決算月である5月の株価下落(材料出尽くし)の傾向とシャープの巨額赤字の要因

株式市場の5月は決算の魔境。シャープのように本業悪化で死に体に陥る企業もあるが、カシオやセブン&アイのような史上最高益の好決算でも材料出尽くし(来期懸念)でじりじり下がる。外食企業は強い、プレナス・すかいらーく・吉野家・ロイヤル等は逆に上昇、吉野家は値上げ不安があったが野菜入り牛丼で巻き返しそう……。

テクニカル投資のチャートでは、長期で見ても4?6月は決算(材料出尽くし)による調整期間で大きく株価が下がるリスクが高い時期に当たるが、インデックスでは秋口に入った頃くらいに上がりやすい。ただ金融緩和と公的資金投入の官製相場が終わったり、外国人旅行客のインバウンド消費が落ち込み、国内消費力低迷が顕著になると暴落を懸念してしまう。

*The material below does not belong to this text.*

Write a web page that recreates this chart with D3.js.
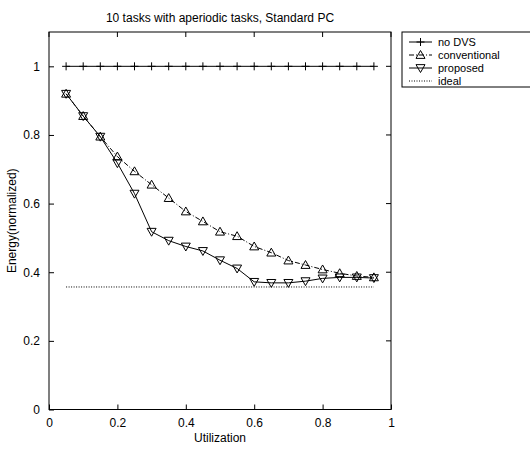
<!DOCTYPE html>
<html><head><meta charset="utf-8">
<script src="https://cdn.jsdelivr.net/npm/d3@7"></script>
<style>
body{margin:0;background:#fff;}
text{font-family:"Liberation Sans",Arial,sans-serif;fill:#000;}
</style></head>
<body><svg id="c" width="530" height="451"></svg>
<script>
const utilization = [0.05,0.1,0.15,0.2,0.25,0.3,0.35,0.4,0.45,0.5,0.55,0.6,0.65,0.7,0.75,0.8,0.85,0.9,0.95];
const noDVS = [1,1,1,1,1,1,1,1,1,1,1,1,1,1,1,1,1,1,1];
const conventional = [0.92,0.855,0.795,0.737,0.694,0.655,0.616,0.577,0.548,0.518,0.505,0.475,0.457,0.434,0.421,0.408,0.397,0.389,0.385];
const proposed = [0.92,0.855,0.795,0.718,0.629,0.518,0.492,0.475,0.462,0.435,0.411,0.372,0.369,0.369,0.374,0.382,0.385,0.385,0.383];
const ideal = [0.357,0.357];
const idealX = [0.05,0.95];
const xTicks = [0,0.2,0.4,0.6,0.8,1];
const yTicks = [0,0.2,0.4,0.6,0.8,1];
const legendLabels = ["no DVS","conventional","proposed","ideal"];

const svg = d3.select("#c");
const L=49,R=391,T=32,B=409.5;
const x = d3.scaleLinear().domain([0,1]).range([L,R]);
const y = d3.scaleLinear().domain([0,1.1]).range([B,T]);

svg.append("rect").attr("x",L).attr("y",T).attr("width",R-L).attr("height",B-T)
  .attr("fill","none").attr("stroke","#000").attr("stroke-width",1);

const fmt = d=>d===0||d===1?d3.format("d")(d):d3.format(".1f")(d);
const ax = d3.axisBottom(x).tickValues(xTicks).tickSize(-5).tickPadding(9).tickFormat(fmt);
const gx = svg.append("g").attr("transform",`translate(0,${B})`).call(ax);
const ay = d3.axisLeft(y).tickValues(yTicks).tickSize(-5).tickPadding(9).tickFormat(fmt);
const gy = svg.append("g").attr("transform",`translate(${L},0)`).call(ay);
[gx,gy].forEach(g=>{g.select(".domain").remove();g.selectAll("line").attr("stroke","#000");g.selectAll("text").attr("font-size",12).attr("font-family","Liberation Sans, Arial, sans-serif");});
svg.append("g").selectAll("line").data(xTicks).join("line")
  .attr("x1",d=>x(d)).attr("x2",d=>x(d)).attr("y1",T).attr("y2",T+5).attr("stroke","#000");
svg.append("g").selectAll("line").data(yTicks).join("line")
  .attr("x1",R).attr("x2",R-5).attr("y1",d=>y(d)).attr("y2",d=>y(d)).attr("stroke","#000");

svg.append("text").attr("x",(L+R)/2).attr("y",22).attr("text-anchor","middle").attr("font-size",12).text("10 tasks with aperiodic tasks, Standard PC");
svg.append("text").attr("x",(L+R)/2).attr("y",442).attr("text-anchor","middle").attr("font-size",12).text("Utilization");
svg.append("text").attr("transform",`translate(16,${(T+B)/2}) rotate(-90)`).attr("text-anchor","middle").attr("font-size",12).text("Energy(normalized)");

const line = d3.line().x(d=>x(d[0])).y(d=>y(d[1]));
const zip = (a,b)=>a.map((v,i)=>[v,b[i]]);

function triUp(cx,cy,s){return `M${cx},${cy-s}L${cx+s},${cy+s*0.75}L${cx-s},${cy+s*0.75}Z`;}
function triDown(cx,cy,s){return `M${cx},${cy+s}L${cx+s},${cy-s*0.75}L${cx-s},${cy-s*0.75}Z`;}
function plus(cx,cy,s){return `M${cx-s},${cy}L${cx+s},${cy}M${cx},${cy-s}L${cx},${cy+s}`;}

svg.append("path").attr("d",line(zip(idealX,ideal))).attr("fill","none").attr("stroke","#000").attr("stroke-width",1).attr("stroke-dasharray","1,1.5");
const nd = zip(utilization,noDVS);
svg.append("path").attr("d",line(nd)).attr("fill","none").attr("stroke","#000").attr("stroke-width",1);
svg.append("g").selectAll("path").data(nd).join("path").attr("d",d=>plus(x(d[0]),y(d[1]),4)).attr("stroke","#000").attr("fill","none");
const cv = zip(utilization,conventional);
svg.append("path").attr("d",line(cv)).attr("fill","none").attr("stroke","#000").attr("stroke-width",1).attr("stroke-dasharray","5,2,1,2");
svg.append("g").selectAll("path").data(cv).join("path").attr("d",d=>triUp(x(d[0]),y(d[1]),4.5)).attr("stroke","#000").attr("fill","none");
const pr = zip(utilization,proposed);
svg.append("path").attr("d",line(pr)).attr("fill","none").attr("stroke","#000").attr("stroke-width",1);
svg.append("g").selectAll("path").data(pr).join("path").attr("d",d=>triDown(x(d[0]),y(d[1]),4.5)).attr("stroke","#000").attr("fill","none");

const lg = svg.append("g");
lg.append("rect").attr("x",402).attr("y",32).attr("width",135).attr("height",55).attr("fill","#fff").attr("stroke","#000");
const rowY = [42,55,68,81];
legendLabels.forEach((lab,i)=>{
  const ry=rowY[i];
  const ln = lg.append("line").attr("x1",409).attr("x2",432).attr("y1",ry).attr("y2",ry).attr("stroke","#000");
  if(i===1) ln.attr("stroke-dasharray","5,2,1,2");
  if(i===3) ln.attr("stroke-dasharray","1,1.5");
  if(i===0) lg.append("path").attr("d",plus(420.5,ry,4)).attr("stroke","#000");
  if(i===1) lg.append("path").attr("d",triUp(420.5,ry,4.5)).attr("stroke","#000").attr("fill","none");
  if(i===2) lg.append("path").attr("d",triDown(420.5,ry,4.5)).attr("stroke","#000").attr("fill","none");
  lg.append("text").attr("x",438).attr("y",ry+4).attr("font-size",11).text(lab);
});
</script></body></html>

日本国内の一般労働者の平均賃金は低下傾向にあり、統計的操作やサンプル調整で『株式相場の好調と連動する個人の所得上昇』の見せかけはできるが、実際はそれほど可処分所得が増え続けている層は少ないはず。2016年まで乗り切っても、17年の消費税増税は日本経済にとってかなりの鬼門、ギリシア問題を発端としたEU経済分裂の危機も大きいと感じる。

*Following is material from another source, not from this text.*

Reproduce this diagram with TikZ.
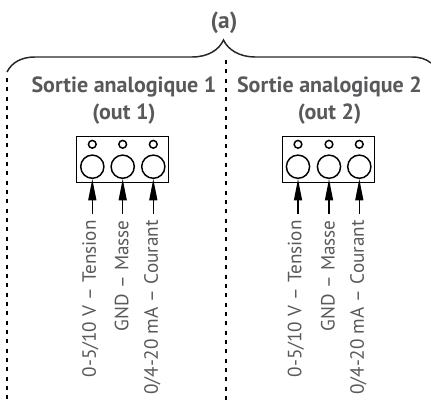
\documentclass[tikz,border=0pt]{standalone}
\usepackage{fontspec}
\setmainfont{PT Sans}
\usetikzlibrary{arrows.meta}
\definecolor{txt}{HTML}{58595B}
\tikzset{
  x=0.75pt,y=-0.75pt,
  blk/.style={draw=black,line width=1.1pt},
  head/.style={text=txt,font=\fontsize{16.5}{20}\selectfont\bfseries,align=center,inner sep=0pt},
  vlab/.style={text=txt,font=\fontsize{14.4}{16}\selectfont,rotate=90,anchor=east,inner sep=0pt},
  dashline/.style={draw=black,line width=1pt,dash pattern=on 3pt off 4pt},
  arr/.style={draw=black,line width=0.9pt,-{Triangle[length=16pt,width=6pt]}}
}
\newcommand{\terminal}[5]{% name, box left, c1, c2, c3
  \node[blk,minimum width=69pt,minimum height=34.5pt,inner sep=0pt,anchor=north west] (#1box) at (#2,136) {};
  \foreach \n/\cx in {1/#3,2/#4,3/#5}{
    \node[blk,circle,minimum size=17.4pt,inner sep=0pt] (#1c\n) at (\cx,166.7) {};
    \node[blk,circle,minimum size=5.8pt,inner sep=0pt] (#1s\n) at (\cx,144.3) {};
    \coordinate (#1e\n) at (\cx,214);
    \draw[arr] (#1e\n) -- (#1c\n.south);
  }
  \node[vlab] (#1a) at (#3-2,220) {0-5/10 V -- Tension};
  \node[vlab] (#1b) at (#4-1,220) {GND -- Masse};
  \node[vlab] (#1d) at (#5-1,220) {0/4-20 mA -- Courant};
}
\begin{document}
\begin{tikzpicture}
\useasboundingbox (0,0) rectangle (431,403);
\node[text=txt,font=\fontsize{17.5}{18}\selectfont\bfseries,inner sep=0pt] (a) at (224,23) {(a)};
\coordinate (d1t) at (7,78); \coordinate (d1b) at (7,403);
\coordinate (d2t) at (226,60); \coordinate (d2b) at (226,403);
\draw[dashline] (d1t) -- (d1b);
\draw[dashline] (d2t) -- (d2b);
\coordinate (bl) at (7,72); \coordinate (bm) at (223.5,40); \coordinate (br) at (431,63);
\draw[black!85,line width=1.1pt] (bl) .. controls (12,62) and (22,57) .. (35,57) -- (192,57)
  .. controls (208,57) and (219,50) .. (bm)
  .. controls (228,50) and (240,57) .. (255,57) -- (412,57) .. controls (420,57) and (426,59) .. (br);
\node[head] (h1) at (124,100.5) {Sortie analogique 1\\(out 1)};
\node[head] (h2) at (329.5,100.5) {Sortie analogique 2\\(out 2)};
\terminal{l}{76}{92.3}{122.7}{153.3}
\terminal{r}{282}{298}{329}{359.3}
\end{tikzpicture}
\end{document}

2200億円以上の赤字を出したシャープの経営失敗は、『液晶ディスプレイの省エネ・解像度・耐久性の技術力』では世界最高水準でも、合同企業のジャパンディスプレイや海外の低コストな液晶とのダンピング競争に敗れる厳しさの事例となった。IGZO等のシャープの技術力は他社より高く需要はある。公的支援なしなら二束三文でJDが買う可能性も高そうだし、シャープの大所帯が分社化されて売却の流れが生まれるのかも。

シャープを公的支援で助けるという選択肢は、他の資本主義国ではありえないが日本なら十分に有り得るが、シャープの赤字体質は『グローバル市場の競争環境への不適応』という構造要因にあり、この完全な克服は液晶以外の強力な事業を切ってきたシャープには難しいかもしれない。選択と集中のギャンブル的側面が裏目に出た。